London to Paris sur une Bicyclette Day 1: Crystal Palace to the White Cliffs of Dover

An inauspicious start to the day when our mini cab driver arrives at our flat early, aborting my attempt to make coffee, then drops us at the wrong end of Crystal Palace park, leaving us roaming for 30 minutes looking for the starting line. Lose luggage tag and woman-from-the-future special bicycling sunglasses (later retrieved in the parking lot) in the process. When we finally do arrive at the check-in point I suggest to support staff they invest in some signage for future events in a tone verging on shouting. None of them gets hooked, which is a good sign: clearly they are well versed in dealing with drama queens, a skill that will come in handy over the next few days.

The whole thing reminds me of the time husband ran the Napa Valley marathon and we drove 26 miles from our hotel in Calistoga at 6am wondering why there was so much traffic going in the opposite direction so early in the morning. When we arrived in Napa we learned we were at the Finish line, so we stormed back up the highway to Calistoga arriving just as they were disassembling the Start line bunting. Support staff telephoned ahead to their colleagues to keep the first water stop open, and husband ran off into the morning mist like Forest Gump. He was so freaked out he finished in his fastest time ever, just over four hours.
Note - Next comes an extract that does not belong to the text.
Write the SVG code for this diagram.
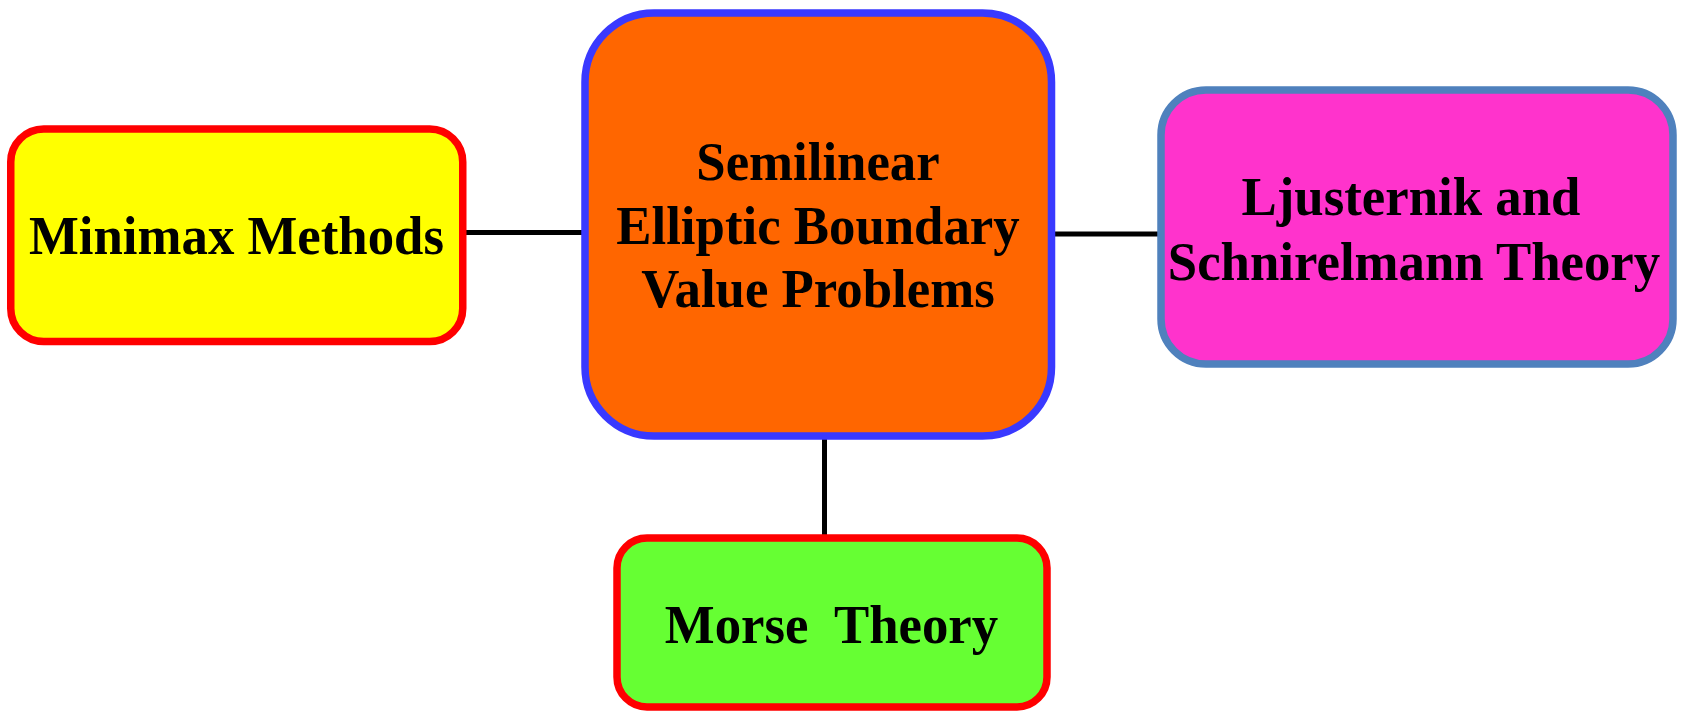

Our late start doesn’t inspire such speed on the first day of our cycle ride. 90 miles later we arrive in Dover in the bottom 3 of our group of 70-odd, not counting the handful of people who got a lift in the van. The other laggard is someone I will come to know as smoking man thanks to his habit of lighting up at the top of hills. He and a rotund chap who wears his sweatpants tucked into his tube socks will become my frequent companions at the back of the pack on day 2.

90 minutes later we arrive by ferry in Calais and convoy the 1o or some unwelcome additional miles to the Holiday Inn on the outskirts of town. Young men with long hair and earrings step out from bars with names like Le Crypte, whistling at us and inviting us for a drink in accented English. This is the closest I will come to knowing what it feels like to ride through a French town on the Tour de France, so I savour the moment.